Vor allem in größeren Städten, Shanghai sei in erster Linie erwähnt, versetzt die chinesische Megalomanie den Beobachter in Staunen. Insbesondere die Wohnungs- und Transportinfrastruktur sowie die Digitalisierung belegen das chinesische technische Können und ihr Know-how.

Bei aller Modernität genießt das klassische kulturelle Leben weiterhin einen hohen Stellenwert. Unzählige Museen, in denen vor allem die rezente Geschichte aus dem Blickwinkel der kommunistischen Partei dargestellt wird, Theateraufführungen oder überdimensionierte Shows bieten abwechslungsreiche Höhepunkte. Außergewöhnliche Zeugen aus kaiserlichen Zeiten wie die Verbotene Stadt in Peking, das Mausoleum von Qin Shihuangdis mit der Terracotta-Armee oder selbstverständlich die Mauer, das größte Bauwerk der Erde, wirken wie Magneten auf die zahlreichen Besucher aus dem In- und Ausland. Wunderbare Landschaften in der Provinz Yunnan oder die magischen Bergkegel bei Guilin sind Bestandteile einer überragenden Natur.

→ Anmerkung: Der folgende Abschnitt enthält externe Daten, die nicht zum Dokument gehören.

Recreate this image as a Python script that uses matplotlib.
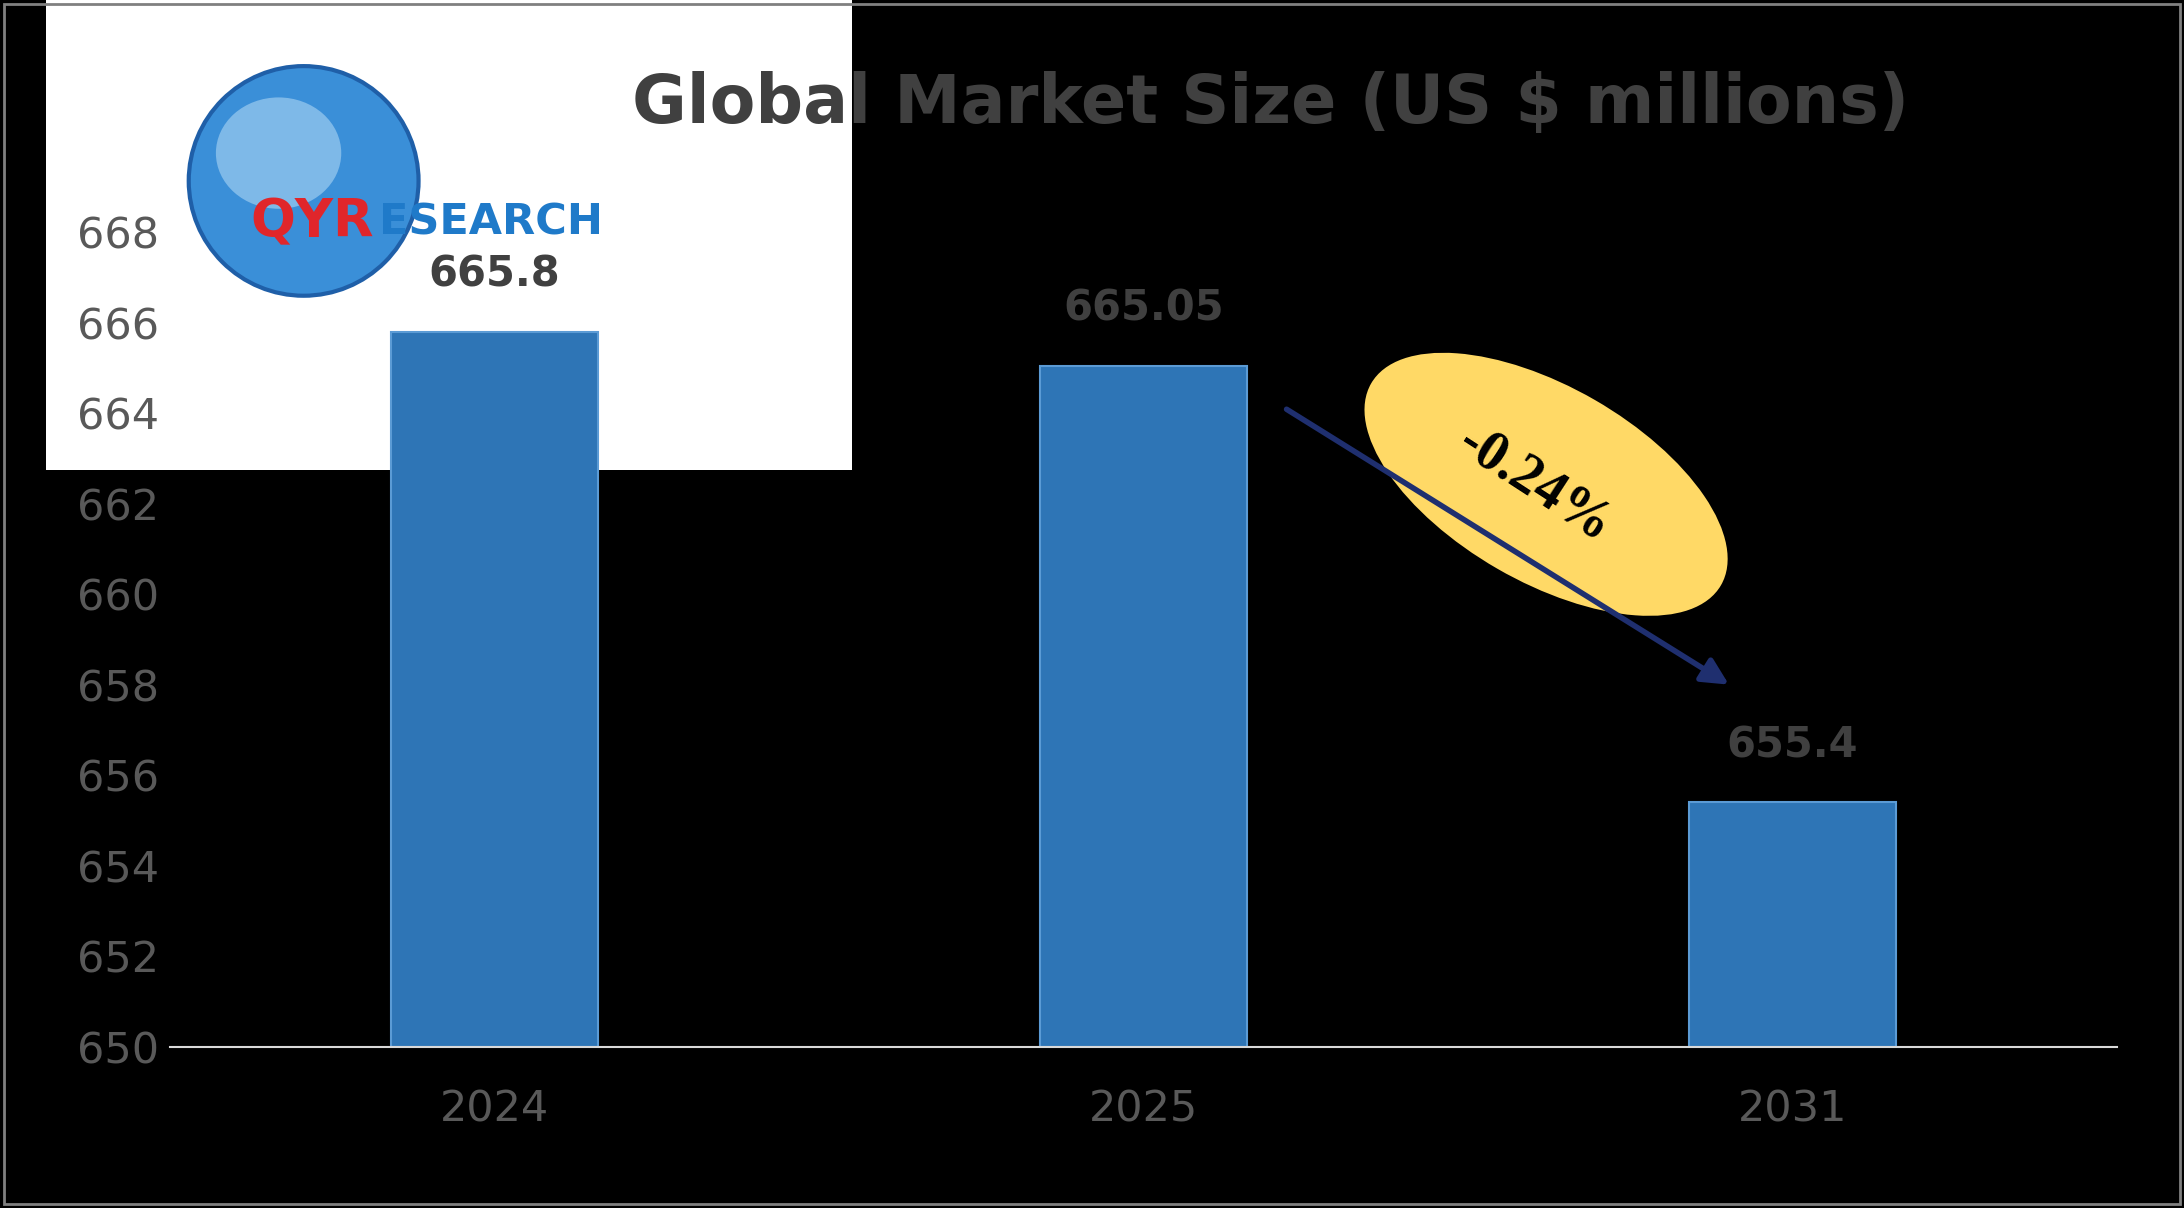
import matplotlib.pyplot as plt
from matplotlib.patches import Rectangle, Ellipse, FancyArrowPatch

years = ["2024", "2025", "2031"]
values = [665.8, 665.05, 655.4]
labels = ["665.8", "665.05", "655.4"]
cagr = "-0.24%"

W, H = 1568, 868
fig = plt.figure(figsize=(21.84, 12.08), dpi=100, facecolor="black")

def fx(x): return x / W
def fy(y): return 1 - y / H

# overlay in reference pixel coordinates for decorations
ov = fig.add_axes([0, 0, 1, 1])
ov.set_xlim(0, W)
ov.set_ylim(H, 0)
ov.axis("off")
ov.set_zorder(1)

ov.add_patch(Rectangle((33, 0), 579, 338, facecolor="white", edgecolor="none"))
ov.add_patch(Ellipse((218, 130), 165, 165, facecolor="#3A8FD8", edgecolor="#1F5FA8", lw=3))
ov.add_patch(Ellipse((200, 110), 90, 80, facecolor="#9CCBF0", edgecolor="none", alpha=0.7))
ov.text(180, 160, "QYR", color="#E0262B", fontsize=38, fontweight="bold",
        va="center", ha="left", zorder=4)
ov.text(272, 160, "ESEARCH", color="#1F7AC9", fontsize=31, fontweight="bold",
        va="center", ha="left", zorder=4)

ax = fig.add_axes([fx(122), fy(752), fx(1520) - fx(122), fy(102) - fy(752)])
ax.set_zorder(2)
ax.patch.set_alpha(0)
ax.bar(range(len(years)), [v - 650 for v in values], bottom=650, width=0.32,
       color="#2E75B6", edgecolor="#5B9BD5", linewidth=1.5, zorder=2)
ax.set_xlim(-0.5, 2.5)
ax.set_ylim(650, 670)
ax.set_yticks(range(650, 669, 2))
ax.set_xticks(range(len(years)))
ax.set_xticklabels(years)
ax.tick_params(colors="#595959", labelsize=31, length=0, pad=30)
ax.tick_params(axis="y", pad=8)
for s in ["top", "right", "left"]:
    ax.spines[s].set_visible(False)
ax.spines["bottom"].set_color("#D9D9D9")
ax.spines["bottom"].set_linewidth(1.5)
for i, (v, l) in enumerate(zip(values, labels)):
    ax.text(i, v + 0.8, l, ha="center", va="bottom", fontsize=30,
            fontweight="bold", color="#404040", zorder=5)

# top overlay: title, CAGR ellipse and arrow
top = fig.add_axes([0, 0, 1, 1])
top.set_xlim(0, W)
top.set_ylim(H, 0)
top.axis("off")
top.set_zorder(3)
top.text(912, 75, "Global Market Size (US $ millions)", ha="center",
         va="center", fontsize=48, fontweight="bold", color="#404040")
top.add_patch(Ellipse((1110, 348), 290, 140, angle=30,
                      facecolor="#FFD966", edgecolor="none"))
top.add_patch(FancyArrowPatch((922, 293), (1243, 493), arrowstyle="-|>",
                              mutation_scale=40, color="#1F2F6F", lw=4))
top.text(1102, 348, cagr, ha="center", va="center", fontsize=40,
         fontweight="bold", family="Liberation Serif", color="black",
         rotation=-33)
top.add_patch(Rectangle((3, 3), W - 6, H - 6, facecolor="none",
                        edgecolor="#808080", lw=2))

fig.savefig("out.png", dpi=100, facecolor="black")
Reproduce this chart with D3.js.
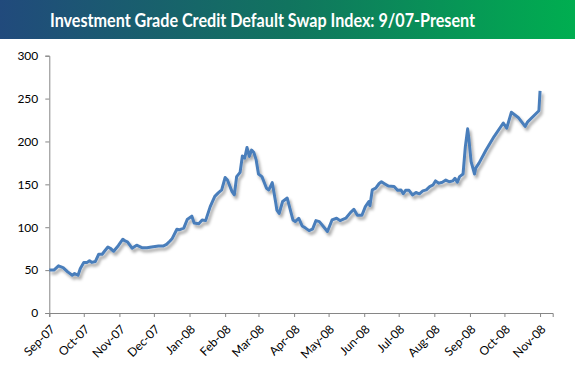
<!DOCTYPE html>
<html>
<head>
<meta charset="utf-8">
<script src="https://cdn.jsdelivr.net/npm/d3@7"></script>
<style>
  body { margin: 0; background: #fff; }
  svg { display: block; }
</style>
</head>
<body>
<svg id="chart"></svg>
<script>
// data
const dates = [
  "2007-09-01","2007-09-05","2007-09-09","2007-09-13","2007-09-17","2007-09-21","2007-09-23","2007-09-26","2007-09-28",
  "2007-10-01","2007-10-04","2007-10-06","2007-10-08","2007-10-11","2007-10-14","2007-10-17","2007-10-19","2007-10-22","2007-10-24","2007-10-27","2007-10-31",
  "2007-11-04","2007-11-06","2007-11-08","2007-11-12","2007-11-16","2007-11-21","2007-11-25","2007-11-29",
  "2007-12-05","2007-12-09","2007-12-12","2007-12-15","2007-12-17","2007-12-21","2007-12-23","2007-12-27","2007-12-30",
  "2008-01-03","2008-01-05","2008-01-09","2008-01-12","2008-01-15","2008-01-19","2008-01-23","2008-01-26","2008-01-29",
  "2008-02-01","2008-02-03","2008-02-07","2008-02-09","2008-02-11","2008-02-14","2008-02-16","2008-02-18","2008-02-20","2008-02-22","2008-02-24","2008-02-26","2008-02-28",
  "2008-03-01","2008-03-04","2008-03-08","2008-03-10","2008-03-13","2008-03-16","2008-03-17","2008-03-19","2008-03-22","2008-03-26","2008-03-31",
  "2008-04-02","2008-04-05","2008-04-08","2008-04-11","2008-04-14","2008-04-17","2008-04-20","2008-04-23","2008-04-27","2008-04-30",
  "2008-05-04","2008-05-08","2008-05-11","2008-05-16","2008-05-20","2008-05-23","2008-05-26","2008-05-30",
  "2008-06-02","2008-06-05","2008-06-06","2008-06-08","2008-06-11","2008-06-14","2008-06-16","2008-06-19","2008-06-22","2008-06-27","2008-06-30",
  "2008-07-03","2008-07-05","2008-07-07","2008-07-10","2008-07-13","2008-07-16","2008-07-19","2008-07-22","2008-07-25","2008-07-28","2008-07-31",
  "2008-08-02","2008-08-05","2008-08-08","2008-08-11","2008-08-14","2008-08-17","2008-08-19","2008-08-21","2008-08-23","2008-08-26","2008-08-28","2008-08-30","2008-08-31",
  "2008-09-02","2008-09-05","2008-09-06","2008-09-09","2008-09-15","2008-09-22","2008-09-30",
  "2008-10-03","2008-10-07","2008-10-13","2008-10-19","2008-10-21","2008-10-31","2008-11-01"
];
const values = [
  50,50,55,53,48,44,46,44,52,
  59,59,61,59,60,68.5,68.5,72,77,75.5,72,78.5,
  86,84,83,75.5,79,76,76,77,
  78,78,80,84,87,97.6,97,99,109,
  113,105,104,108.5,107.7,124,136,140,143.5,
  158,155,141.5,137.7,159,164,183,180.5,193,182.5,190,187,178.5,
  162,159,145.5,143.5,152,128.7,120,116,130,134,108.5,
  106.5,110.5,101.5,99,96,97.7,107.7,106.5,100,95,
  108.5,110.5,107.7,110.5,117,121,114,114,
  124,130,125,143.5,145.5,151,153,150.5,148,147.5,143,
  143.5,139,143,143,137.7,140.5,139,142.4,143.5,147.4,149.4,
  154,151.4,152.5,155,153,154,157,152.5,159,162,194,214.7,204,
  176.6,162,169,175,190,205.7,221.5,
  215.5,234,228,217.5,222.5,235.8,259
];
const yTicks = [0, 50, 100, 150, 200, 250, 300];
const titleText = "Investment Grade Credit Default Swap Index: 9/07-Present";
const xStart = "2007-09-01";
const xEnd = "2008-11-12";

const W = 575, H = 370;
const plotLeft = 49.3, plotRight = 552.7, plotTop = 55.7, plotBottom = 313;

const parse = d3.utcParse("%Y-%m-%d");
const series = dates.map((d, i) => ({ date: parse(d), value: values[i] }));

const svg = d3.select("#chart").attr("width", W).attr("height", H);
const defs = svg.append("defs");

let grad = defs.append("linearGradient")
    .attr("id", "banner")
    .attr("x1", "0%").attr("x2", "100%")
    .attr("y1", "0%").attr("y2", "0%");
grad.append("stop").attr("offset", "0%").attr("stop-color", "#214a7c");
grad.append("stop").attr("offset", "50%").attr("stop-color", "#11745f");
grad.append("stop").attr("offset", "100%").attr("stop-color", "#00ae50");

let shadow = defs.append("filter")
    .attr("id", "shadow")
    .attr("x", "-10%").attr("y", "-10%")
    .attr("width", "120%").attr("height", "130%");
shadow.append("feDropShadow")
    .attr("dx", 2).attr("dy", 3)
    .attr("stdDeviation", 1.4)
    .attr("flood-color", "#000")
    .attr("flood-opacity", 0.35);

// title banner
svg.append("rect")
    .attr("x", 0).attr("y", 0)
    .attr("width", W).attr("height", 39)
    .attr("fill", "url(#banner)");

svg.append("text")
    .attr("x", 262.5).attr("y", 26.5)
    .attr("text-anchor", "middle")
    .attr("font-family", "Lato, 'Open Sans', sans-serif")
    .attr("font-weight", "bold")
    .attr("font-size", "18px")
    .attr("fill", "#fff")
    .attr("textLength", 425)
    .attr("lengthAdjust", "spacingAndGlyphs")
    .text(titleText);

const x = d3.scaleUtc()
    .domain([parse(xStart), parse(xEnd)])
    .range([plotLeft, plotRight]);

const y = d3.scaleLinear()
    .domain([0, 300])
    .range([plotBottom, plotTop]);

// y axis
let yAxis = svg.append("g")
    .attr("transform", `translate(${plotLeft},0)`)
    .call(d3.axisLeft(y).tickValues(yTicks).tickSize(4).tickPadding(7));
yAxis.select(".domain").attr("stroke", "#868686");
yAxis.selectAll(".tick line").attr("stroke", "#868686");
yAxis.selectAll("text")
    .attr("font-family", "Lato, sans-serif")
    .attr("font-size", "12px")
    .attr("fill", "#000");

// x axis
let xAxis = svg.append("g")
    .attr("transform", `translate(0,${plotBottom})`)
    .call(d3.axisBottom(x)
        .ticks(d3.utcMonth.every(1))
        .tickFormat(d3.utcFormat("%b-%y"))
        .tickSizeOuter(0)
        .tickSize(4));
xAxis.select(".domain").attr("stroke", "#868686");
xAxis.selectAll(".tick line").attr("stroke", "#868686");
xAxis.selectAll("text")
    .attr("font-family", "Lato, sans-serif")
    .attr("font-size", "12px")
    .attr("fill", "#000")
    .attr("text-anchor", "end")
    .attr("dy", "0.35em")
    .attr("transform", "translate(3,14) rotate(-45)")
    .attr("y", 0)
    .attr("x", 0);

// the series
const lineFun = d3.line()
    .x(d => x(d.date))
    .y(d => y(d.value));

svg.append("path")
    .attr("d", lineFun(series))
    .attr("fill", "none")
    .attr("stroke", "#4a7ebb")
    .attr("stroke-width", 3)
    .attr("stroke-linejoin", "round")
    .attr("filter", "url(#shadow)");
</script>
</body>
</html>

Das politische System entspricht nicht unserer Kultur, Menschenrechte werden kleingeschrieben und die Partei wacht über alles und jeden
China mit seinen 1,4 Milliarden Einwohnern und einer Fläche von 9,5 Millionen Quadratkilometern ist ein verführerisches Land, das Ehrfurcht und Respekt ausstrahlt. Doch trotz dieser vielfältigen Angebote darf man nicht bedenkenlos dem Charme dieses Riesen verfallen. Das politische System entspricht nicht unserer Kultur, Menschenrechte werden kleingeschrieben und die Partei wacht über alles und jeden. Beispiel gefällig? Wie im Le Monde vom 6. Dezember 2024 zu lesen war, wurden junge verheiratete und kinderlose Frauen über Telefon befragt, warum sie noch keinen Nachwuchs haben und wann sie die letzte Regel hatten! Frauen wurden sogar aufgefordert, die Spirale aus ihrem Körper zu entfernen. Der Staat ist nämlich besorgt über die demografische Entwicklung des Landes. Der UN-Studie „World Population Prospects“ vom Juli 2024 zufolge würde die chinesische Einwohnerzahl zwischen 2024 und 2054 um 200 Millionen zurückgehen. Und für den Horizont 2100 prognostizieren die Statistiker gar ein Schrumpfen der Bevölkerung von heute 1,4 Milliarden um 50%! Ein solcher Prozess würde natürlich erhebliche wirtschaftliche Probleme bedeuten.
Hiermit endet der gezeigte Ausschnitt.